### Records

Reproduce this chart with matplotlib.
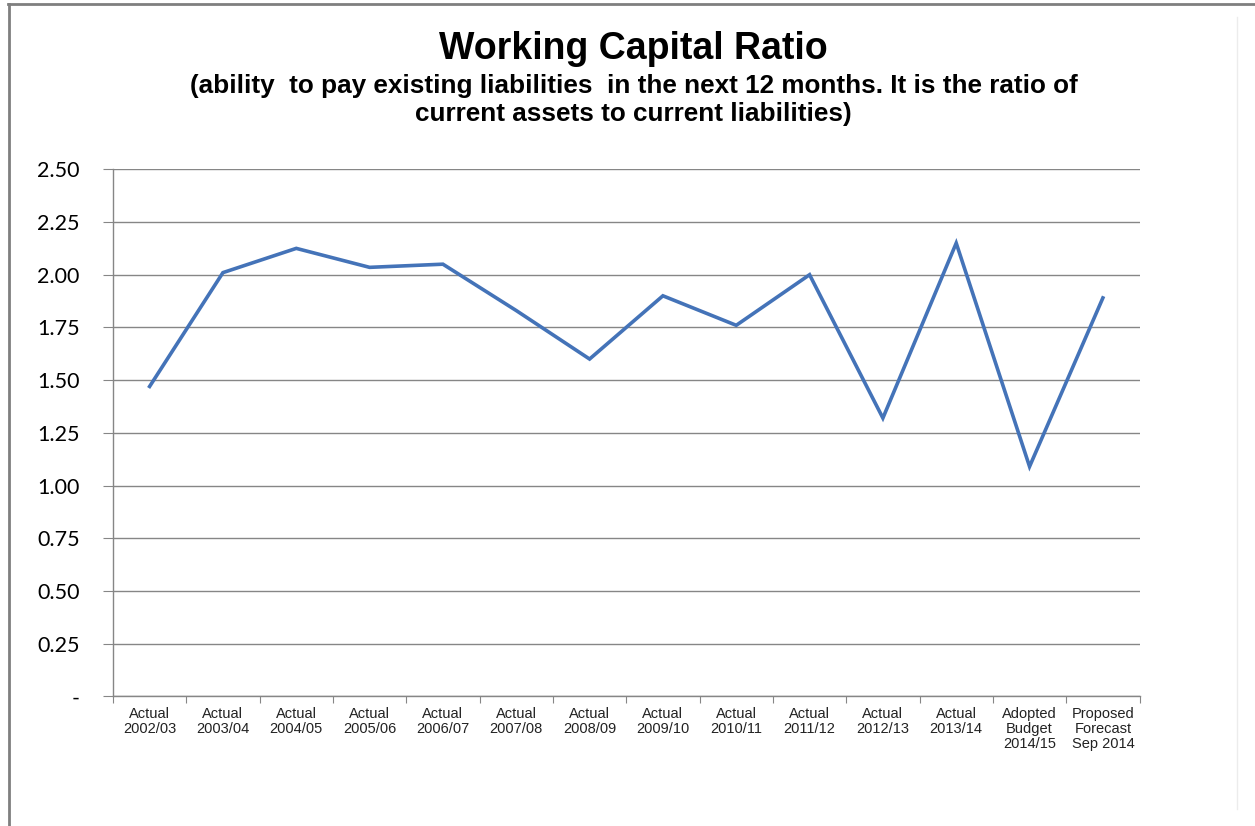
import matplotlib.pyplot as plt
from matplotlib.ticker import FixedLocator, FuncFormatter
from matplotlib.lines import Line2D
import numpy as np

periods = ['Actual\n2002/03', 'Actual\n2003/04', 'Actual\n2004/05', 'Actual\n2005/06',
           'Actual\n2006/07', 'Actual\n2007/08', 'Actual\n2008/09', 'Actual\n2009/10',
           'Actual\n2010/11', 'Actual\n2011/12', 'Actual\n2012/13', 'Actual\n2013/14',
           'Adopted\nBudget\n2014/15', 'Proposed\nForecast\nSep 2014']
ratio = [1.47, 2.01, 2.125, 2.035, 2.05, 1.83, 1.60, 1.90, 1.76, 2.00, 1.32, 2.15, 1.09, 1.89]
y_ticks = [0, 0.25, 0.5, 0.75, 1.0, 1.25, 1.5, 1.75, 2.0, 2.25, 2.5]

grid_col = '#868686'

fig = plt.figure(figsize=(12.55, 8.26), dpi=100)
ax = fig.add_axes([0.090, 0.157, 0.818, 0.638])

x = np.arange(len(periods)) + 0.5
ax.plot(x, ratio, color='#4473b8', lw=2.6, solid_joinstyle='miter', zorder=3)

ax.set_xlim(0, len(periods))
ax.set_ylim(0, 2.5)

ax.yaxis.set_major_locator(FixedLocator(y_ticks))
ax.yaxis.set_major_formatter(FuncFormatter(lambda v, p: '-' if v == 0 else f'{v:.2f}'))
ax.grid(axis='y', color=grid_col, lw=1.0)
ax.set_axisbelow(True)

# category labels centred, tick marks on the boundaries
ax.set_xticks(np.arange(len(periods) + 1))
ax.set_xticklabels([])
ax.set_xticks(x, minor=True)
ax.set_xticklabels(periods, minor=True, fontsize=10.5, family='Liberation Sans',
                   linespacing=1.05, va='top', color='#222222')
ax.tick_params(axis='x', which='major', length=5, color=grid_col, direction='out')
ax.tick_params(axis='x', which='minor', length=0, pad=8)
ax.tick_params(axis='y', length=7, color=grid_col, pad=17, labelsize=15.5)
for lab in ax.get_yticklabels():
    lab.set_family('Lato')

for side in ('top', 'right'):
    ax.spines[side].set_visible(False)
for side in ('left', 'bottom'):
    ax.spines[side].set_color(grid_col)
    ax.spines[side].set_linewidth(1.0)

fig.text(0.505, 0.941, 'Working Capital Ratio', ha='center', va='center',
         fontsize=27, fontweight='bold', family='Liberation Sans')
fig.text(0.505, 0.879, '(ability  to pay existing liabilities  in the next 12 months. It is the ratio of\n'
         'current assets to current liabilities)', ha='center', va='center',
         fontsize=18.8, fontweight='bold', family='Liberation Sans', linespacing=1.22)

# chart frame
fig.add_artist(Line2D([0.006, 1.0], [0.995, 0.995], transform=fig.transFigure, color='#7f7f7f', lw=2))
fig.add_artist(Line2D([0.007, 0.007], [0.0, 0.995], transform=fig.transFigure, color='#7f7f7f', lw=2))
fig.add_artist(Line2D([0.986, 0.986], [0.02, 0.98], transform=fig.transFigure, color='#ececec', lw=1))

fig.savefig('out.png', dpi=100)
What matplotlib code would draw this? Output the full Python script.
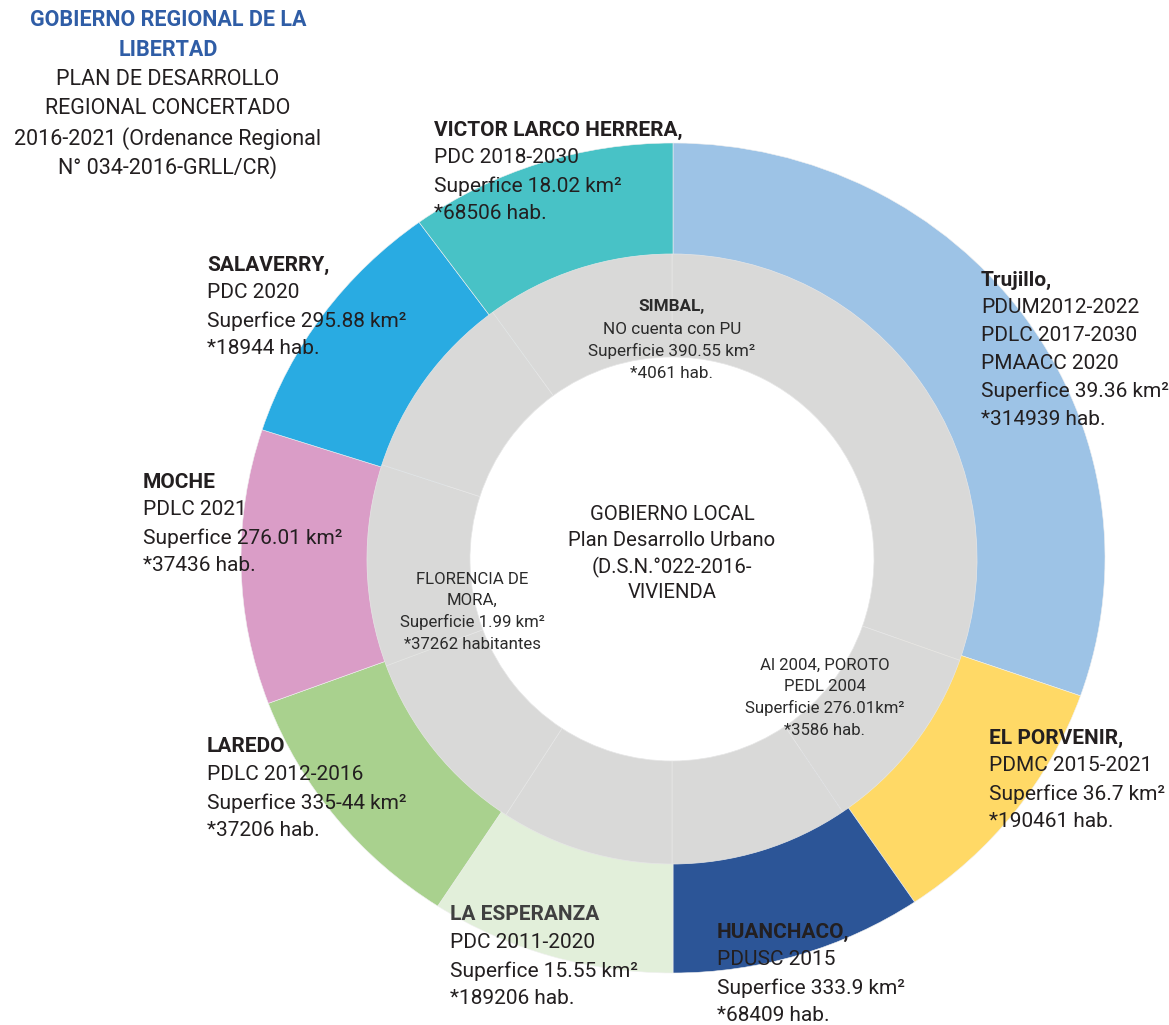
import matplotlib
matplotlib.use("Agg")
import matplotlib.pyplot as plt

plt.rcParams["font.family"] = ["Roboto", "DejaVu Sans"]

# Outer ring: districts with their plan, clockwise from 12 o'clock (angular share, degrees)
districts = ["Trujillo", "EL PORVENIR", "HUANCHACO", "LA ESPERANZA",
             "LAREDO", "MOCHE", "SALAVERRY", "VICTOR LARCO HERRERA"]
ring_share = [109.4, 36.6, 34.0, 33.0, 36.5, 38.5, 36.0, 36.0]
ring_colors = ["#9DC3E6", "#FFD966", "#2C5597", "#E2EFDA",
               "#A9D18E", "#DA9DC7", "#29ABE2", "#48C2C6"]

# Label text for each district
district_lines = {
    "Trujillo": ["Trujillo,", "PDUM2012-2022", "PDLC 2017-2030", "PMAACC 2020",
                 "Superfice 39.36 km²", "*314939 hab."],
    "EL PORVENIR": ["EL PORVENIR,", "PDMC 2015-2021", "Superfice 36.7 km²", "*190461 hab."],
    "HUANCHACO": ["HUANCHACO,", "PDUSC 2015", "Superfice 333.9 km²", "*68409 hab."],
    "LA ESPERANZA": ["LA ESPERANZA", "PDC 2011-2020", "Superfice 15.55 km²", "*189206 hab."],
    "LAREDO": ["LAREDO", "PDLC 2012-2016", "Superfice 335-44 km²", "*37206 hab."],
    "MOCHE": ["MOCHE", "PDLC 2021", "Superfice 276.01 km²", "*37436 hab."],
    "SALAVERRY": ["SALAVERRY,", "PDC 2020", "Superfice 295.88 km²", "*18944 hab."],
    "VICTOR LARCO HERRERA": ["VICTOR LARCO HERRERA,", "PDC 2018-2030",
                             "Superfice 18.02 km²", "*68506 hab."],
}

# Inner (gray) ring notes
simbal_lines = ["SIMBAL,", "NO cuenta con PU", "Superficie 390.55 km²", "*4061 hab."]
florencia_lines = ["FLORENCIA DE", "MORA,", "Superficie 1.99 km²", "*37262 habitantes"]
poroto_lines = ["Al 2004, POROTO", "PEDL 2004", "Superficie 276.01km²", "*3586 hab."]
center_lines = ["GOBIERNO LOCAL", "Plan Desarrollo Urbano", "(D.S.N.°022-2016-", "VIVIENDA"]

title_bold = ["GOBIERNO REGIONAL DE LA", "LIBERTAD"]
title_plain = ["PLAN DE DESARROLLO", "REGIONAL CONCERTADO",
               "2016-2021 (Ordenance Regional", "N° 034-2016-GRLL/CR)"]

W, H = 1169, 1025
fig = plt.figure(figsize=(W / 100, H / 100), dpi=100)
fig.patch.set_facecolor("white")

# Outer coloured ring (slightly wider than tall)
cx, cy = 673, 558
rx, ry = 432, 415
ax_o = fig.add_axes([0, 0, 1, 1])
ax_o.pie(ring_share, colors=ring_colors, startangle=90, counterclock=False,
         radius=1.0, wedgeprops=dict(width=0.45, edgecolor="#F0F0F0", linewidth=0.4))
ax_o.set_aspect("auto")
ax_o.set_xlim(-cx / rx, (W - cx) / rx)
ax_o.set_ylim(-(H - cy) / ry, cy / ry)
ax_o.axis("off")

# Inner gray ring, pixel coordinates
ax = fig.add_axes([0, 0, 1, 1])
ax.patch.set_alpha(0)
ax.pie(ring_share, colors=["#D9D9D8"] * len(ring_share), startangle=90,
       counterclock=False, radius=305, center=(672, H - 559),
       wedgeprops=dict(width=103, edgecolor="#E6E6E6", linewidth=0.5))
ax.set_aspect("auto")
ax.set_xlim(0, W)
ax.set_ylim(0, H)
ax.axis("off")

dark = "#231F20"


def block(lines, x, y0, step, size, ha="left", bold_first=True, color=dark,
          first_color=None):
    for i, line in enumerate(lines):
        weight = "bold" if (bold_first and i == 0) else "normal"
        c = first_color if (i == 0 and first_color) else color
        ax.text(x, H - (y0 + i * step), line, ha=ha, va="center",
                fontsize=size, fontweight=weight, color=c)


pos = {
    "Trujillo": (981, 280),
    "EL PORVENIR": (989, 738),
    "HUANCHACO": (717, 932),
    "LA ESPERANZA": (450, 915),
    "LAREDO": (207, 747),
    "MOCHE": (143, 482),
    "SALAVERRY": (207, 265),
    "VICTOR LARCO HERRERA": (434, 130),
}
for name in districts:
    x, y = pos[name]
    fc = "#404040" if name == "LA ESPERANZA" else None
    block(district_lines[name], x, y, 27.9, 15, first_color=fc)

block(simbal_lines, 672, 307, 22, 12.3, ha="center", color="#2B2B2B")
block(florencia_lines, 472, 579, 21.7, 12.1, ha="center", bold_first=False, color="#2B2B2B")
block(poroto_lines, 825, 665, 21.7, 12.1, ha="center", bold_first=False, color="#2B2B2B")
block(center_lines, 672, 515, 26, 14.6, ha="center", bold_first=False, color=dark)

# Header
for i, line in enumerate(title_bold):
    ax.text(168, H - (20 + i * 29.6), line, ha="center", va="center",
            fontsize=15.5, fontweight="bold", color="#2F5DA6")
for i, line in enumerate(title_plain):
    ax.text(168, H - (20 + (i + 2) * 29.6), line, ha="center", va="center",
            fontsize=15.5, color=dark)

fig.savefig("out.png", dpi=100, facecolor="white")
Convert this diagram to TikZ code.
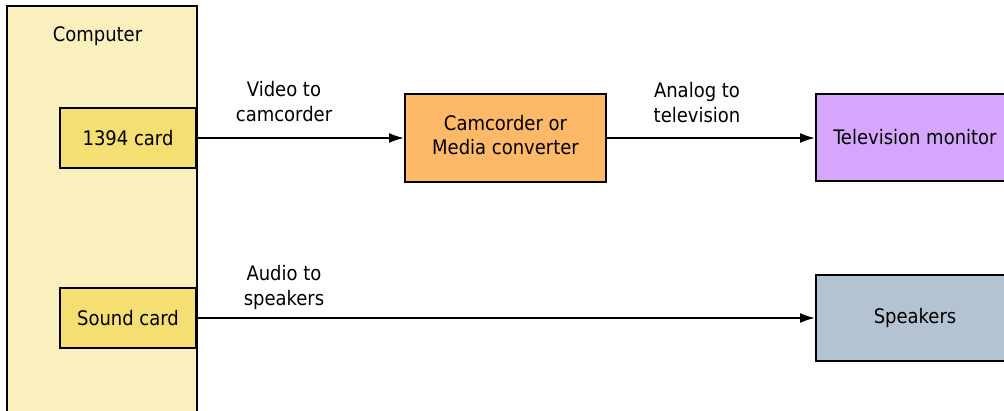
\documentclass[tikz,border=0pt]{standalone}
\usepackage{fontspec}
\setmainfont{DejaVu Sans Condensed}
\usetikzlibrary{arrows.meta}
\definecolor{compfill}{HTML}{FAF0BE}
\definecolor{cardfill}{HTML}{F6DF72}
\definecolor{camfill}{HTML}{FDB968}
\definecolor{tvfill}{HTML}{D6A6FD}
\definecolor{spkfill}{HTML}{B4C3D2}
\tikzset{
  box/.style={draw=black, line width=2pt, inner sep=0pt, align=center,
    font=\fontsize{20}{24}\selectfont},
  lbl/.style={inner sep=0pt, align=center, font=\fontsize{20}{25}\selectfont},
  conn/.style={line width=1.8pt, -{Latex[length=15pt,width=10pt]}}
}
\begin{document}
\begin{tikzpicture}[x=1pt,y=-1pt]
\clip (0,0) rectangle (1004,410);
\fill[white] (0,0) rectangle (1004,410);
\node[box, fill=compfill, minimum width=190pt, minimum height=424pt] (comp) at (102,218) {};
\node[lbl, anchor=base] (comptext) at (97.5,41) {Computer};
\node[box, fill=cardfill, minimum width=136pt, minimum height=60pt] (card) at (128,138) {1394 card};
\node[box, fill=cardfill, minimum width=136pt, minimum height=60pt] (sound) at (128,318) {Sound card};
\node[box, fill=camfill, minimum width=201pt, minimum height=88pt] (cam) at (505.5,138) {\raisebox{3pt}{\begin{tabular}{@{}c@{}}Camcorder or\\Media converter\end{tabular}}};
\node[box, fill=tvfill, minimum width=198pt, minimum height=87pt] (tv) at (915,137.5) {\raisebox{2pt}{Television monitor}};
\node[box, fill=spkfill, minimum width=198pt, minimum height=86pt] (spk) at (915,318) {Speakers};
\draw[conn] (card.east) -- (cam.west);
\draw[conn] (cam.east) -- (tv.west |- cam.east);
\draw[conn] (sound.east) -- (spk.west |- sound.east);
\node[lbl] (l1) at (284,102) {Video to\\camcorder};
\node[lbl] (l2) at (697,103) {Analog to\\television};
\node[lbl] (l3) at (284,287) {Audio to\\speakers};
\end{tikzpicture}
\end{document}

######

> **What needs to be done**
Print exactly the lines from the line with "Convert this diagram to TikZ code." through the end of the data, both ends included, and print no pictures.

> **Written reply**
Convert this diagram to TikZ code.
\documentclass[tikz,border=0pt]{standalone}
\usepackage{fontspec}
\setmainfont{DejaVu Sans Condensed}
\usetikzlibrary{arrows.meta}
\definecolor{compfill}{HTML}{FAF0BE}
\definecolor{cardfill}{HTML}{F6DF72}
\definecolor{camfill}{HTML}{FDB968}
\definecolor{tvfill}{HTML}{D6A6FD}
\definecolor{spkfill}{HTML}{B4C3D2}
\tikzset{
  box/.style={draw=black, line width=2pt, inner sep=0pt, align=center,
    font=\fontsize{20}{24}\selectfont},
  lbl/.style={inner sep=0pt, align=center, font=\fontsize{20}{25}\selectfont},
  conn/.style={line width=1.8pt, -{Latex[length=15pt,width=10pt]}}
}
\begin{document}
\begin{tikzpicture}[x=1pt,y=-1pt]
\clip (0,0) rectangle (1004,410);
\fill[white] (0,0) rectangle (1004,410);
\node[box, fill=compfill, minimum width=190pt, minimum height=424pt] (comp) at (102,218) {};
\node[lbl, anchor=base] (comptext) at (97.5,41) {Computer};
\node[box, fill=cardfill, minimum width=136pt, minimum height=60pt] (card) at (128,138) {1394 card};
\node[box, fill=cardfill, minimum width=136pt, minimum height=60pt] (sound) at (128,318) {Sound card};
\node[box, fill=camfill, minimum width=201pt, minimum height=88pt] (cam) at (505.5,138) {\raisebox{3pt}{\begin{tabular}{@{}c@{}}Camcorder or\\Media converter\end{tabular}}};
\node[box, fill=tvfill, minimum width=198pt, minimum height=87pt] (tv) at (915,137.5) {\raisebox{2pt}{Television monitor}};
\node[box, fill=spkfill, minimum width=198pt, minimum height=86pt] (spk) at (915,318) {Speakers};
\draw[conn] (card.east) -- (cam.west);
\draw[conn] (cam.east) -- (tv.west |- cam.east);
\draw[conn] (sound.east) -- (spk.west |- sound.east);
\node[lbl] (l1) at (284,102) {Video to\\camcorder};
\node[lbl] (l2) at (697,103) {Analog to\\television};
\node[lbl] (l3) at (284,287) {Audio to\\speakers};
\end{tikzpicture}
\end{document}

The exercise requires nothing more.